5 Réponses vers “Sur les trottoirs, j’ai eu peur”

  1. SL 30 janvier, 2010 à 7:50 #

    merci de nous faire partager ce blog ! J’en suivrai les évolutions

  2. SL 30 janvier, 2010 à 7:56 #

    commentaire parti trop vite.
    bref, je passe souvent Place d’Italie et suis contente de faire un peu la connaissance, malheureusement virtuelle, de ce mystérieux papy dance

  3. aurelvelvet 30 janvier, 2010 à 10:24 #

    Quel joli billet… et merci pour le lien ! Ben oui, ce sont des gens qui font peur : peur de leur physique abîmé, peur de leur détresse, peur parce que l’alcool, peur parce qu’ils donnent à voir quelque chose que l’on n’a pas envie de voir… Je travaille auprès de ces personnes, je n’ai jamais eu de problèmes (même si la folie est souvent présente mais en même temps, qui supporterait sans sombrer leur quotidien?).

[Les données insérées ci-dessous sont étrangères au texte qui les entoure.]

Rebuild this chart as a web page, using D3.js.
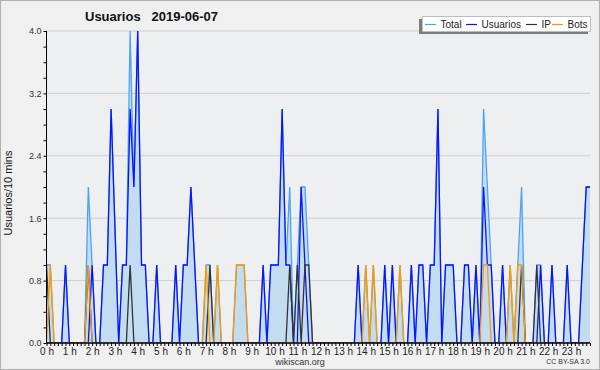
<!DOCTYPE html>
<html><head><meta charset="utf-8">
<script src="https://cdn.jsdelivr.net/npm/d3@7/dist/d3.min.js"></script>
<style>
html,body{margin:0;padding:0;background:#f0f0f0;}
svg{display:block;font-family:"Liberation Sans",Arial,sans-serif;}
</style></head>
<body><svg id="c" width="600" height="370"></svg>
<script>
// 144 ten-minute slots (0:00 .. 23:50)
const hourLabels = d3.range(24).map(h => h + " h");
const yTickLabels = [0, 0.8, 1.6, 2.4, 3.2, 4.0];
const total = [
 1,1,0,0,0,1,0,0,0,0,0,2,
 1,0,0,1,1,3,1.5,0,1,1,4,2,
 4,1,1,0,0,1,0,0,0,0,1,0,
 1,1,2,1,0,0,1,1,0,1,0,0,
 0,0,1,1,1,0,0,0,0,1,0,1,
 1,1,3,1,2,0,1,2,2,1,0,0,
 0,0,0,0,0,0,0,0,0,0,1,0,
 1,0,1,0,0,1,0,1,0,1,0,0,
 1,0,1,1,0,1,1,3,0,1,1,1,
 0,0,1,1,0,1,0,3,2,1,0,0,
 1,0,1,0,1,2,0,0,0,1,1,0,
 0,1,0,0,0,1,0,0,0,1,2,2];
const usuarios = [
 0,0,0,0,0,1,0,0,0,0,0,0,
 1,0,0,1,1,3,1.5,0,1,1,3,2,
 4,1,1,0,0,1,0,0,0,0,1,0,
 1,1,2,1,0,0,0,0,0,0,0,0,
 0,0,0,0,0,0,0,0,0,1,0,1,
 1,1,3,1,1,0,0,2,1,0,0,0,
 0,0,0,0,0,0,0,0,0,0,1,0,
 0,0,0,0,0,1,0,1,0,0,0,0,
 1,0,1,1,0,1,1,3,0,1,1,1,
 0,0,1,1,0,1,0,2,1,1,0,0,
 1,0,0,0,0,0,0,0,0,0,1,0,
 0,1,0,0,0,1,0,0,0,1,2,2];
const ip = [
 1,0,0,0,0,0,0,0,0,0,0,1,
 0,0,0,0,0,0,0,0,0,0,1,0,
 0,0,0,0,0,0,0,0,0,0,0,0,
 0,0,0,0,0,0,0,1,0,0,0,0,
 0,0,0,0,0,0,0,0,0,0,0,0,
 0,0,0,0,1,0,1,0,1,1,0,0,
 0,0,0,0,0,0,0,0,0,0,0,0,
 0,0,0,0,0,0,0,0,0,0,0,0,
 0,0,0,0,0,0,0,0,0,0,0,0,
 0,0,0,0,0,0,0,0,0,0,0,0,
 0,0,0,0,0,1,0,0,0,1,0,0,
 0,0,0,0,0,0,0,0,0,0,0,0];
const bots = [
 0,1,0,0,0,0,0,0,0,0,0,1,
 0,0,0,0,0,0,0,0,0,0,0,0,
 0,0,0,0,0,0,0,0,0,0,0,0,
 0,0,0,0,0,0,1,0,0,1,0,0,
 0,0,1,1,1,0,0,0,0,0,0,0,
 0,0,0,0,0,0,0,0,0,0,0,0,
 0,0,0,0,0,0,0,0,0,0,0,0,
 1,0,1,0,0,0,0,0,0,1,0,0,
 0,0,0,0,0,0,0,0,0,0,0,0,
 0,0,0,0,0,0,0,1,1,0,0,0,
 0,0,1,0,1,1,0,0,0,0,0,0,
 0,0,0,0,0,0,0,0,0,0,0,0];
const seriesNames = ["Total", "Usuarios", "IP", "Bots"];
const seriesColors = ["#4aa3f5", "#0a14ff", "#333333", "#ff9900"];

const svg = d3.select("#c");
const W = 600, H = 370;
const L = 46.5, R = 590, T = 31, B = 343;

svg.append("rect").attr("x",0.5).attr("y",0.5).attr("width",W-1).attr("height",H-1)
  .attr("fill","#f0f0f0").attr("stroke","#b0b0b0");
svg.append("rect").attr("x",L).attr("y",T).attr("width",R-L).attr("height",B-T).attr("fill","#eeeff1");

const x = d3.scaleLinear().domain([0, 143]).range([L, R]);
const y = d3.scaleLinear().domain([0, 4]).range([B, T]);

svg.append("defs").append("clipPath").attr("id","clip")
  .append("rect").attr("x",L).attr("y",T-3).attr("width",R-L+1).attr("height",B-T+2.6);

// grid
svg.append("g").selectAll("line").data(yTickLabels.slice(1)).join("line")
  .attr("x1",L).attr("x2",R).attr("y1",d=>y(d)).attr("y2",d=>y(d))
  .attr("stroke","#cfcfcf").attr("stroke-width",1);

// Total area + lines
const idx = d3.range(144);
const plot = svg.append("g").attr("clip-path","url(#clip)");
const area = d3.area().x(i=>x(i)).y0(y(0)).y1(i=>y(total[i]));
plot.append("path").attr("d", area(idx)).attr("fill","#c4dcf0");
const data = [total, usuarios, ip, bots];
data.forEach((arr, k) => {
  const line = d3.line().x(i=>x(i)).y(i=>y(arr[i]));
  plot.append("path").attr("d", line(idx)).attr("fill","none")
    .attr("stroke", seriesColors[k]).attr("stroke-width", 1.3)
    .attr("stroke-linejoin","miter");
});

// axes
const yAxis = d3.axisLeft(y).tickValues(d3.range(0, 21).map(v=>v*0.2)).tickSize(3).tickPadding(2)
  .tickFormat(d => (Math.abs(Math.round(d/0.8)*0.8 - d) < 1e-6) ? d3.format(".1f")(d) : "");
const gy = svg.append("g").attr("transform",`translate(${L},0)`).call(yAxis);
gy.select(".domain").attr("stroke","#000").attr("d",`M0,${B}V${T}`);
gy.selectAll(".tick line").attr("stroke","#000");
gy.selectAll("text").attr("font-size",9).attr("fill","#333").attr("font-family","Liberation Sans, Arial, sans-serif");

const xAxis = d3.axisBottom(x).tickValues(idx).tickSize(3).tickPadding(2)
  .tickFormat(i => i % 6 === 0 ? hourLabels[i/6] : "");
const gx = svg.append("g").attr("transform",`translate(0,${B})`).call(xAxis);
gx.select(".domain").attr("stroke","#000").attr("stroke-width",1.3).attr("d",`M${L},0H${R}`);
gx.selectAll(".tick line").attr("stroke","#000");
gx.selectAll("text").attr("font-size",10).attr("fill","#222").attr("font-family","Liberation Sans, Arial, sans-serif");

// title
svg.append("text").attr("x",85).attr("y",21).attr("font-size",13).attr("font-weight","bold")
  .attr("fill","#111").attr("xml:space","preserve").style("white-space","pre")
  .text("Usuarios   2019-06-07");

// y label
svg.append("text").attr("transform","translate(12,193) rotate(-90)").attr("text-anchor","middle")
  .attr("font-size",11).attr("fill","#111").text("Usuarios/10 mins");

// footer
svg.append("text").attr("x",300).attr("y",365).attr("text-anchor","middle").attr("font-size",9)
  .attr("fill","#333").text("wikiscan.org");
svg.append("text").attr("x",590).attr("y",364).attr("text-anchor","end").attr("font-size",7)
  .attr("fill","#333").text("CC BY-SA 3.0");

// legend
const legendX = [425, 466, 526, 552];
const lg = svg.append("g");
lg.append("rect").attr("x",419).attr("y",19).attr("width",169).attr("height",15).attr("fill","#7d7d7d");
lg.append("rect").attr("x",422.5).attr("y",16.5).attr("width",168).attr("height",15)
  .attr("fill","#fff").attr("stroke","#bdbdbd");
seriesNames.forEach((n, k) => {
  const cx = legendX[k];
  lg.append("line").attr("x1",cx).attr("x2",cx+11).attr("y1",24.5).attr("y2",24.5)
    .attr("stroke",seriesColors[k]).attr("stroke-width",1.2);
  lg.append("text").attr("x",cx+15.5).attr("y",28.3).attr("font-size",10).attr("fill","#222").text(n);
});
</script></body></html>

Et j’aime quand après une conversation quelquefois décousue, certain partent en me disant « Fais attention à toi » en guise d’aurevoir.
    Je reviendrai par ici !

  4. bache 1 février, 2010 à 3:26 #

    C’est agréable de retrouver à lire par ici. Toujours aussi touchant, et parfaitement écrit.